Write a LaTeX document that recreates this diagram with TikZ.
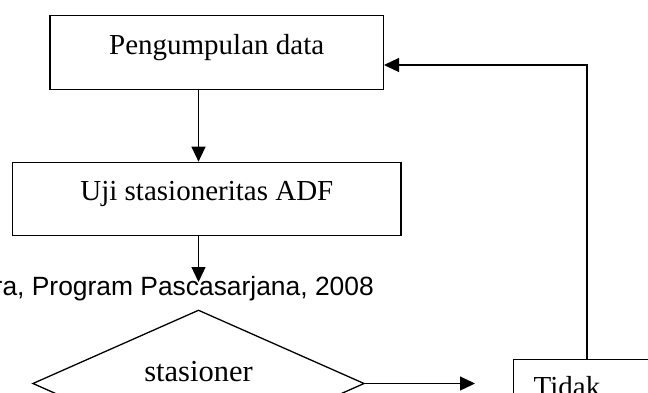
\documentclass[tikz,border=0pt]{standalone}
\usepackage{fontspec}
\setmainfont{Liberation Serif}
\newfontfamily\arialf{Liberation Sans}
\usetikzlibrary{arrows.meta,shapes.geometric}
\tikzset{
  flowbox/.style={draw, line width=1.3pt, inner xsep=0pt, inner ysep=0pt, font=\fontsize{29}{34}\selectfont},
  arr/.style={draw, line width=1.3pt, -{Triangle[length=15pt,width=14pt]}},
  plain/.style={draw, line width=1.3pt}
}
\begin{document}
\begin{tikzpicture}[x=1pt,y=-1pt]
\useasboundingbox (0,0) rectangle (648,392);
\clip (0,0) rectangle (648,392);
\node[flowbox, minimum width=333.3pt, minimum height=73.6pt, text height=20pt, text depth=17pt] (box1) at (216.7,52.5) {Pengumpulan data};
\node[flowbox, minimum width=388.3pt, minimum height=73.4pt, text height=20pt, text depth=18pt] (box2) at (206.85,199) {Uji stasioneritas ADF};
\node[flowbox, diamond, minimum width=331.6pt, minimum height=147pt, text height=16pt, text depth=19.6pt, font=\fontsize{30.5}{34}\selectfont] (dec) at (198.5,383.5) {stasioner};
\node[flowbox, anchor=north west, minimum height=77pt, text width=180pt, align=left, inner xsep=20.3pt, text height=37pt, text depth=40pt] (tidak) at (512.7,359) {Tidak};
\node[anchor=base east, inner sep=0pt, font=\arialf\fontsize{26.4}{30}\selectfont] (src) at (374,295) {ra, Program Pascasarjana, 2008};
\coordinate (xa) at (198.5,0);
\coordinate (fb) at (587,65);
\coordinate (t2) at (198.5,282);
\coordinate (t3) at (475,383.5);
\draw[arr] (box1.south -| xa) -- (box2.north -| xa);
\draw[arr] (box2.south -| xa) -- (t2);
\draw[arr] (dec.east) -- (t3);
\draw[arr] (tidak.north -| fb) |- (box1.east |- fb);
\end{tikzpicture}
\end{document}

** Written exercise **
Extract the full listing above verbatim; pictures are to be left out of the copy.

** Full response **
Write a LaTeX document that recreates this diagram with TikZ.
\documentclass[tikz,border=0pt]{standalone}
\usepackage{fontspec}
\setmainfont{Liberation Serif}
\newfontfamily\arialf{Liberation Sans}
\usetikzlibrary{arrows.meta,shapes.geometric}
\tikzset{
  flowbox/.style={draw, line width=1.3pt, inner xsep=0pt, inner ysep=0pt, font=\fontsize{29}{34}\selectfont},
  arr/.style={draw, line width=1.3pt, -{Triangle[length=15pt,width=14pt]}},
  plain/.style={draw, line width=1.3pt}
}
\begin{document}
\begin{tikzpicture}[x=1pt,y=-1pt]
\useasboundingbox (0,0) rectangle (648,392);
\clip (0,0) rectangle (648,392);
\node[flowbox, minimum width=333.3pt, minimum height=73.6pt, text height=20pt, text depth=17pt] (box1) at (216.7,52.5) {Pengumpulan data};
\node[flowbox, minimum width=388.3pt, minimum height=73.4pt, text height=20pt, text depth=18pt] (box2) at (206.85,199) {Uji stasioneritas ADF};
\node[flowbox, diamond, minimum width=331.6pt, minimum height=147pt, text height=16pt, text depth=19.6pt, font=\fontsize{30.5}{34}\selectfont] (dec) at (198.5,383.5) {stasioner};
\node[flowbox, anchor=north west, minimum height=77pt, text width=180pt, align=left, inner xsep=20.3pt, text height=37pt, text depth=40pt] (tidak) at (512.7,359) {Tidak};
\node[anchor=base east, inner sep=0pt, font=\arialf\fontsize{26.4}{30}\selectfont] (src) at (374,295) {ra, Program Pascasarjana, 2008};
\coordinate (xa) at (198.5,0);
\coordinate (fb) at (587,65);
\coordinate (t2) at (198.5,282);
\coordinate (t3) at (475,383.5);
\draw[arr] (box1.south -| xa) -- (box2.north -| xa);
\draw[arr] (box2.south -| xa) -- (t2);
\draw[arr] (dec.east) -- (t3);
\draw[arr] (tidak.north -| fb) |- (box1.east |- fb);
\end{tikzpicture}
\end{document}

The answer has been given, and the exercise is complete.